Foreign Secretary Boris Johnson has told the United Nations Human Rights Council that its focus on Israel is “disproportionate and damaging to the cause of peace”.
Mr Johnson criticised the council’s Agenda Item 7, a permanent fixture on the schedule that is devoted to discussing rights abuses in the West Bank and Gaza Strip.
He told the opening of the 38th Council session: “We share the view that the dedicated Agenda Item 7 focused solely on Israel and the Occupied Palestinian Territories is disproportionate and damaging to the cause of peace, and unless things change we shall vote next year against all resolutions introduced under Item 7.”
The Board of Deputies welcomed Mr Johnson's "bold, clear and important intervention", saying it was "an important victory for human rights".
Sheila Gewolb, a board senior vice president, said: "The infamous Item 7 singles out Israel as the only country in the world to have its own agenda item...
"Human rights are universal and should be applied universally and not in such a nakedly biased way.
"The UN human rights council is undermined by politicisation and the singling out of Israel in its standing agenda and the UK has shown the way to giving this potentially crucial body much greater weight and standing.”
The Jewish Leadership Council also praised Mr Johnson’s statement, adding the council “consistently ignores the worst human rights abuses in the world.”
But the Foreign Secretary said that the UN body’s work on the Israel-Palestine conflict could have value in the right circumstances.

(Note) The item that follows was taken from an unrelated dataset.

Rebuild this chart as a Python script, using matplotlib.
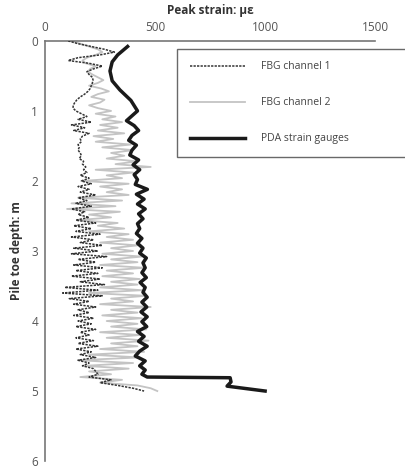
import numpy as np
import matplotlib
matplotlib.use("Agg")
import matplotlib.pyplot as plt

plt.rcParams['font.family'] = ['Open Sans', 'DejaVu Sans']

# FBG readings sampled every 0.04 m from 0 to 5.0 m
fbg_depth = np.linspace(0.0, 5.0, 126)

fbg_ch1 = [105, 150, 210, 270, 315, 250, 150, 105, 200, 260,
           220, 190, 200, 215, 218, 215, 210, 205, 195, 180,
           160, 145, 135, 128, 127, 140, 165, 190, 150, 210,
           120, 180, 130, 200, 170, 160, 165, 150, 155, 150,
           160, 165, 155, 175, 170, 185, 175, 190, 160, 200,
           165, 210, 150, 200, 160, 230, 150, 190, 140, 210,
           120, 180, 150, 200, 140, 230, 130, 210, 140, 250,
           120, 220, 160, 260, 130, 240, 120, 280, 150, 230,
           130, 260, 140, 240, 120, 250, 160, 270, 90, 240,
           80, 260, 110, 200, 130, 230, 150, 200, 130, 220,
           150, 210, 140, 230, 160, 200, 140, 220, 150, 240,
           140, 210, 160, 230, 150, 200, 170, 220, 230, 240,
           200, 300, 250, 330, 400, 450]

fbg_ch2 = [120, 160, 200, 240, 260, 230, 190, 170, 185, 230,
           205, 195, 215, 240, 265, 240, 200, 255, 290, 240,
           210, 270, 250, 200, 240, 300, 230, 320, 260, 350,
           250, 330, 240, 360, 220, 310, 230, 390, 260, 400,
           300, 360, 280, 420, 320, 480, 230, 400, 280, 350,
           170, 380, 250, 350, 280, 380, 150, 350, 120, 320,
           100, 340, 200, 300, 150, 330, 240, 360, 200, 380,
           280, 400, 250, 420, 300, 400, 260, 440, 300, 420,
           250, 450, 280, 400, 260, 430, 300, 420, 250, 440,
           200, 460, 300, 400, 250, 480, 300, 420, 260, 440,
           280, 420, 300, 460, 250, 430, 280, 470, 300, 420,
           250, 450, 200, 430, 150, 400, 180, 380, 200, 300,
           160, 350, 250, 420, 480, 510]

pda_depth = [0.08, 0.2, 0.3, 0.43, 0.57, 0.7, 0.85, 1.0, 1.07, 1.14,
             1.21, 1.28, 1.35, 1.42, 1.49, 1.56, 1.63, 1.70, 1.77, 1.84,
             1.91, 1.98, 2.05, 2.12, 2.19, 2.26, 2.33, 2.40, 2.47, 2.54,
             2.61, 2.68, 2.75, 2.82, 2.89, 2.96, 3.03, 3.10, 3.17, 3.24,
             3.31, 3.38, 3.45, 3.52, 3.59, 3.66, 3.73, 3.80, 3.87, 3.94,
             4.01, 4.08, 4.15, 4.22, 4.29, 4.36, 4.43, 4.50, 4.57, 4.64,
             4.70, 4.76, 4.80, 4.81, 4.87, 4.93, 5.0]
pda_strain = [375, 330, 305, 295, 305, 340, 390, 420, 395, 370,
              405, 425, 395, 380, 415, 395, 385, 425, 400, 430,
              405, 420, 410, 465, 415, 450, 420, 455, 425, 445,
              420, 430, 415, 440, 420, 445, 430, 460, 445, 455,
              440, 460, 432, 455, 445, 464, 440, 462, 436, 464,
              440, 462, 420, 450, 425, 464, 430, 410, 455, 430,
              455, 440, 464, 841, 845, 827, 1000]

fig = plt.figure(figsize=(4.06, 4.70), dpi=100)
ax = fig.add_axes([0.111, 0.019, 0.813, 0.894])

ax.plot(fbg_ch2, fbg_depth, color='#c4c4c4', lw=1.3, label='FBG channel 2', zorder=2)
ax.plot(fbg_ch1, fbg_depth, color='#333333', lw=1.1, linestyle=(0, (1.5, 0.8)),
        label='FBG channel 1', zorder=3)
ax.plot(pda_strain, pda_depth, color='#1a1a1a', lw=2.5, label='PDA strain gauges',
        zorder=4, solid_joinstyle='round')

ax.set_xlim(0, 1500)
ax.set_ylim(6, 0)
ax.set_xticks([0, 500, 1000, 1500])
ax.set_yticks([0, 1, 2, 3, 4, 5, 6])
ax.xaxis.tick_top()
ax.xaxis.set_label_position('top')
ax.tick_params(length=0, labelsize=8.5, colors='#555555', pad=5)
for s in ['right', 'bottom']:
    ax.spines[s].set_visible(False)
for s in ['left', 'top']:
    ax.spines[s].set_color('#777777')
    ax.spines[s].set_linewidth(1.2)

ax.set_xlabel('Peak strain: με', fontsize=8.5, fontweight='bold', color='#333333', labelpad=5)
ax.set_ylabel('Pile toe depth: m', fontsize=8.5, fontweight='bold', color='#333333', labelpad=6)

h, l = ax.get_legend_handles_labels()
order = [1, 0, 2]
leg = ax.legend([h[i] for i in order], [l[i] for i in order],
                loc='upper left', bbox_to_anchor=(0.4, 0.724, 0.72, 0.257), mode='expand',
                fontsize=7.5, frameon=True, fancybox=False, edgecolor='#444444',
                handlelength=5.3, handletextpad=1.6, labelspacing=2.4,
                borderpad=1.2, borderaxespad=0)
leg.get_frame().set_linewidth(1.0)
for t in leg.get_texts():
    t.set_color('#444444')

fig.savefig('out.png', dpi=100)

He added that his criticism “did not mean that we in the UK are blind to the value of this council”.
America and Australia have sided with Israel in condemning Item 7, saying that countries with worse rights records in recent years are spared such intense scrutiny.
Donald Trump’s administration has raised the prospect of America withdrawing from the council unless it is scrapped.
Diplomats said American withdrawal from the 47-member council could come as early as Tuesday.
During her visit to Geneva a year ago, America's UN ambassador Nikki Haley branded the council a “forum for politics, hypocrisy and evasion”.
She accused member countries such as Venezuela, Cuba, China, Burundi and Saudi Arabia of failing to “uphold the highest standards” of human rights, while emphasising what she said was the council’s anti-Israel bias.